Theoretical and sequenced composition of the Zymo DNA standard
Zymo Research have a nice DNA standard for microbiomics, which can be used as a control in 16S sequencing experiments. I wanted to know how good the sequenced and theoretical composition correlate. Here is data from a recent MiSeq run (at the NCCT, where I work now), with the ZymoBIOMICS DNA standard used as a control.
Pretty good, right?
Next, I will post data from a metagenomics run with this standard mix.
Code
For reproducibility, the code below was used. In short, the fastq reads were mapped (minimap2
) against a database (available here) containing the 16S rDNA genes of the 8 organisms in the standard. The resulting PAF
file was used directly to count the number of reads mapping to each taxon (keeping only alignments > 250 bp, the read length was 300 bp). The theoretical composition of the Zymo DNA standard was taken from the manual.

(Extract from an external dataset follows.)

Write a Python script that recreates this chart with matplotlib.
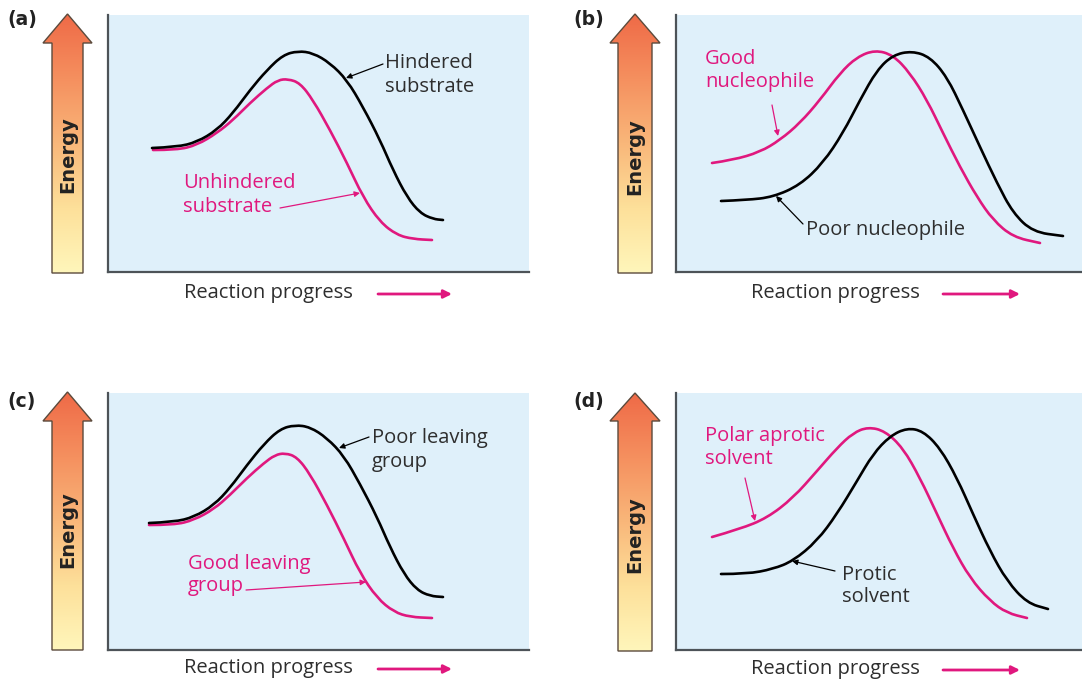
import numpy as np
import matplotlib
matplotlib.use("Agg")
import matplotlib.pyplot as plt
from matplotlib.patches import Polygon, PathPatch
from matplotlib.path import Path
from matplotlib.colors import LinearSegmentedColormap

W, H = 1082, 681
MAGENTA = "#e0187e"
DARK = "#2e2e2e"
PANEL_BG = "#dff0fa"
TEXT_FONT = "Open Sans"

# energy profiles: x = reaction progress, y = energy (arbitrary units)
a_black_x = [44, 69, 89, 109, 125, 142, 159, 175, 190, 205, 222, 239, 255, 272, 285, 299, 312, 325, 335]
a_black_y = [124, 125, 130, 142, 159, 182, 202, 217, 221, 219, 209, 192, 165, 132, 102, 75, 59, 53, 52]
a_pink_x = [45, 69, 89, 109, 125, 142, 159, 170, 180, 192, 205, 222, 239, 255, 272, 289, 305, 324]
a_pink_y = [122, 122, 127, 139, 152, 169, 184, 192, 193, 189, 172, 142, 109, 75, 50, 37, 33, 32]

b_pink_x = [36, 57, 84, 104, 124, 144, 164, 181, 199, 217, 234, 251, 267, 284, 301, 317, 337, 364]
b_pink_y = [109, 112, 120, 132, 149, 172, 199, 215, 222, 217, 199, 172, 139, 105, 75, 52, 35, 29]
b_black_x = [45, 71, 97, 124, 147, 167, 184, 201, 217, 236, 254, 271, 287, 304, 321, 337, 357, 387]
b_black_y = [71, 72, 75, 87, 109, 139, 172, 202, 217, 221, 215, 195, 162, 125, 89, 59, 40, 36]

c_black_x = [41, 66, 86, 106, 122, 139, 156, 172, 187, 202, 219, 236, 252, 269, 282, 296, 309, 322, 335]
c_black_y = [127, 128, 133, 145, 162, 185, 206, 221, 225, 223, 212, 194, 166, 133, 103, 76, 60, 54, 53]
c_pink_x = [41, 66, 86, 106, 122, 139, 156, 167, 177, 189, 202, 219, 236, 252, 269, 286, 302, 324]
c_pink_y = [125, 125, 130, 141, 155, 172, 187, 195, 197, 193, 176, 145, 111, 77, 52, 38, 33, 32]

d_pink_x = [36, 64, 91, 117, 141, 161, 177, 192, 209, 227, 244, 261, 277, 294, 314, 331, 351]
d_pink_y = [113, 121, 132, 152, 179, 202, 217, 223, 219, 202, 172, 136, 102, 72, 49, 37, 32]
d_black_x = [45, 71, 97, 117, 141, 161, 181, 197, 214, 231, 247, 264, 281, 297, 314, 331, 351, 372]
d_black_y = [76, 76, 81, 89, 109, 136, 169, 196, 214, 222, 219, 202, 172, 136, 99, 69, 47, 41]

panel_tags = ["(a)", "(b)", "(c)", "(d)"]
black_labels = ["Hindered\nsubstrate", "Poor nucleophile", "Poor leaving\ngroup", "Protic\nsolvent"]
pink_labels = ["Unhindered\nsubstrate", "Good\nnucleophile", "Good leaving\ngroup", "Polar aprotic\nsolvent"]


def fig_rect(left, top, right, bottom):
    return [left / W, 1 - bottom / H, (right - left) / W, (bottom - top) / H]


def px(x, y):
    return x / W, 1 - y / H


fig = plt.figure(figsize=(W / 100, H / 100), dpi=100)
fig.patch.set_facecolor("white")

energy_cmap = LinearSegmentedColormap.from_list(
    "energy", ["#ef6a47", "#f5905f", "#f9b77a", "#fde09a", "#fff6bb"])


def smooth_curve(ax, xs, ys, color):
    # quadratic bezier through the midpoints, read points used as control points
    pts = np.column_stack([xs, ys]).astype(float)
    verts = [pts[0]]
    codes = [Path.MOVETO]
    for i in range(1, len(pts) - 1):
        verts += [pts[i], (pts[i] + pts[i + 1]) / 2]
        codes += [Path.CURVE3, Path.CURVE3]
    verts.append(pts[-1])
    codes.append(Path.LINETO)
    ax.add_patch(PathPatch(Path(verts, codes), facecolor="none", edgecolor=color,
                           lw=1.9, capstyle="round", joinstyle="round"))


def energy_arrow(left, right, top, bottom, shaft_l, shaft_r, head_base, text_y):
    ax = fig.add_axes(fig_rect(left - 2, top - 2, right + 2, bottom + 2))
    ax.set_xlim(left - 2, right + 2)
    ax.set_ylim(bottom + 2, top - 2)
    ax.axis("off")
    mid = (left + right) / 2
    pts = [(shaft_l, bottom), (shaft_r, bottom), (shaft_r, head_base), (right, head_base),
           (mid, top), (left, head_base), (shaft_l, head_base)]
    grad = np.linspace(0, 1, 256).reshape(-1, 1)
    im = ax.imshow(grad, extent=(left, right, bottom, top), cmap=energy_cmap,
                   aspect="auto", origin="upper")
    clip = Polygon(pts, closed=True, facecolor="none", edgecolor="none")
    ax.add_patch(clip)
    im.set_clip_path(clip)
    ax.add_patch(Polygon(pts, closed=True, facecolor="none", edgecolor="#5b4a3c",
                         lw=1.0, joinstyle="miter"))
    ax.text((shaft_l + shaft_r) / 2, text_y, "Energy", rotation=90, ha="center",
            va="center", fontsize=14, fontweight="bold", color="#222222",
            family="DejaVu Sans")


def panel(rect_px, curves, tag, tag_xy, ann, arrow_x, text_x, prog_y):
    left, top, right, bottom = rect_px
    ax = fig.add_axes(fig_rect(*rect_px))
    ax.set_xlim(0, right - left)
    ax.set_ylim(0, bottom - top)
    ax.set_facecolor(PANEL_BG)
    for s in ["top", "right"]:
        ax.spines[s].set_visible(False)
    for s in ["left", "bottom"]:
        ax.spines[s].set_color("#4d5358")
        ax.spines[s].set_linewidth(1.6)
    ax.set_xticks([])
    ax.set_yticks([])
    for xs, ys, col in curves:
        smooth_curve(ax, xs, ys, col)
    for label, col, txy, tail, head in ann:
        ax.text(txy[0], txy[1], label, color=col if col == MAGENTA else DARK,
                fontsize=14.5, ha="left", va="center", linespacing=1.2, family=TEXT_FONT)
        ax.annotate("", xy=head, xytext=tail,
                    arrowprops=dict(arrowstyle="-|>", color=col, lw=0.9,
                                    mutation_scale=8, shrinkA=0, shrinkB=0))
    fig.text(*px(*tag_xy), tag, fontsize=13.5, fontweight="bold", ha="center",
             va="center", color="#222222", family="DejaVu Sans")
    fig.text(*px(text_x, prog_y), "Reaction progress", fontsize=14.5, ha="center",
             va="center", color=DARK, family=TEXT_FONT)
    ax.annotate("", xy=px(arrow_x[1], prog_y + 1), xytext=px(arrow_x[0], prog_y + 1),
                xycoords="figure fraction", textcoords="figure fraction",
                arrowprops=dict(arrowstyle="-|>", color=MAGENTA, lw=2.0,
                                mutation_scale=12, shrinkA=0, shrinkB=0))


# top-left (a)
energy_arrow(43, 92, 14, 273, 52, 83, 43, 155)
panel((108, 15, 529, 272),
      [(a_pink_x, a_pink_y, MAGENTA), (a_black_x, a_black_y, "black")],
      panel_tags[0], (22, 20),
      [(black_labels[0], "black", (277, 197), (275, 208), (238, 194)),
       (pink_labels[0], MAGENTA, (75, 77), (172, 64), (252, 79))],
      (378, 452), 268, 293)

# top-right (b)
energy_arrow(610, 660, 14, 273, 618, 652, 43, 157)
panel((676, 15, 1082, 272),
      [(b_pink_x, b_pink_y, MAGENTA), (b_black_x, b_black_y, "black")],
      panel_tags[1], (589, 20),
      [(pink_labels[1], MAGENTA, (29, 202), (96, 167), (102, 136)),
       (black_labels[1], "black", (130, 42), (127, 48), (100, 76))],
      (943, 1020), 835, 293)

# bottom-left (c)
energy_arrow(43, 92, 392, 650, 52, 83, 421, 530)
panel((108, 393, 529, 650),
      [(c_pink_x, c_pink_y, MAGENTA), (c_black_x, c_black_y, "black")],
      panel_tags[2], (22, 402),
      [(black_labels[2], "black", (264, 200), (261, 213), (231, 202)),
       (pink_labels[2], MAGENTA, (80, 75), (138, 60), (258, 68))],
      (378, 452), 268, 668)

# bottom-right (d)
energy_arrow(610, 660, 393, 651, 618, 652, 421, 535)
panel((676, 393, 1082, 650),
      [(d_pink_x, d_pink_y, MAGENTA), (d_black_x, d_black_y, "black")],
      panel_tags[3], (589, 402),
      [(pink_labels[3], MAGENTA, (29, 203), (69, 172), (79, 129)),
       (black_labels[3], "black", (166, 64), (159, 79), (116, 89))],
      (943, 1020), 835, 669)

fig.savefig("out.png", dpi=100)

seqtk seq -l 80 ssdb.fas > ssdb1.fas # prepare the fasta file so that it can be read by minimap2
minimap2 -x sr ssdb1.fas \
ZymoControl_S86_R1_001.fastq.gz \
ZymoControl_S86_R2_001.fastq.gz > zymo.paf # run the mapping
# in R:
library(data.table)
library(tidyverse)
df <- fread("zymo.paf") %>%
filter(V10 > 250, V12 == 0) %>% # take only good alignments
mutate(species = str_extract(V6, "[A-z]+_[a-z]+")) # clean species name
miseq <- df %>%
group_by(species) %>%
summarise(n = n(), miseq_percent = n/nrow(.)*100)
zymo <- fread("Zymo_control_table.txt") %>% mutate(species = str_c(V1, V2, sep = "_")) # read Zymo composition data
final <- zymo %>% # make final df
select(species, zymo_percent = V4) %>%
left_join(miseq, by = "species")
# ...plot
final %>%
#arrange(desc(percent)) %>% #bug!! if I do this, the values get mixed up!! the factor trick is also not working
apex(mapping = aes(source, round(percent,2), fill = species), type = "bar",
width = 800, height = 300) %>%
ax_chart(stacked = TRUE, stackType = "normal") %>%
ax_legend(horizontalAlign = "left", position = "right",
itemMargin = list(horizontal =5, vertical = 0)) %>%
ax_colors(scales::brewer_pal(palette = "Set2")(8)) %>%
ax_dataLabels(enabled = TRUE) %>%
ax_yaxis(max = 100) %>%
ax_labs(title = "Theoretical (zymo) and measured (MiSeq) composition of the Zymo standard",
subtitle = "MiSeq run (2 x 300) of amplified (20 PCR cycles) V3-V4 region, 359 191 read pairs")
Disclaimer
I am not affiliated with Zymo Research in any way.